As an Artist, for me it’s not a conceptual learning. It’s not about learning something specific to religion, something specific to a person’s opinion of a religion. For me what I found quite poignant in the performance was the way in which it showed me feeling. And I think you can learn feeling. You can learn relations, those human understanding. And I think what was quite powerful there was the person, the felt and the touch. And maybe I learned something from that space, something that can’t be quantified, like living one’s life. I think the artist showed a particular quality and the way he lives his life. And I think there was a dedication to a practice, a way of being, and he encapsulates that through a series of motions and gestures and engagements.

Saeed, pekerja IT

Maybe because I was late, I was a little confused by what he’s trying to do. I was out of focus at what he’s trying to do, maybe it wasn’t so detailed about the event, I was trying to expect something else, but this was the event. It could have been completely one to one interaction, like people can and ask a question, like understand what is it. The performer I’m not blaming him, but I feel there’s a language barrier.

Windu Kuntoro, fotografer

Ana Muslim dari sudut pandangku itu tentang bagaimana Angga, bukan menentang tapi menunjukkan bagaimana Islam itu bukan hanya untuk ormas tertentu.

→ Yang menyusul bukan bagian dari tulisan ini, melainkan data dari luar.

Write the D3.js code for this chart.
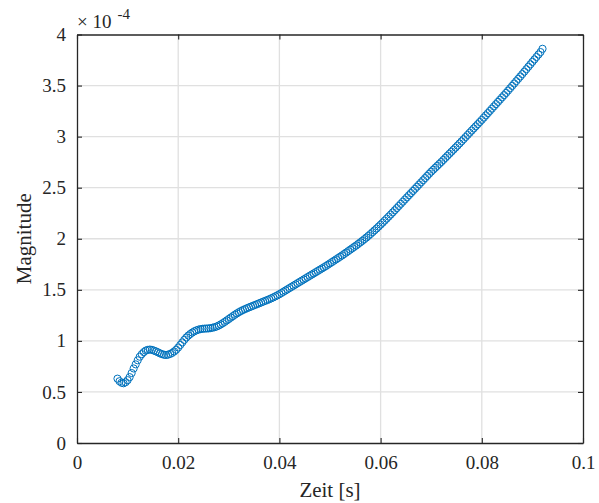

Jadi yang aku baca karena aku kenal Angga juga kan, yang aku baca itu dia mau ngasih gambaran ketika ada kampanye atau demo 212 selama ini kan dari tahun 2017, dia itu mau menunjukkan ceritanya dia itu NU. Dia enggak menghendaki radikalisme, dia berusaha untuk menunjukan saya Muslim di depan massa ormas, ketika benderanya dicabut tapi dia masih punya bendera cadangan. Dia ingin menunjukkan bahwa Islam itu suci, bersih, bukan hanya menunjukan Islam itu keras, itu yang aku dapat dari pertunjukan tadi. Maksud dia dengan mencuci dengan bleach itu kita bersih, hitam yang dianggap keras dicuci jadi putih. Bahwa Islam itu untuk semuanya, bukan kekerasan.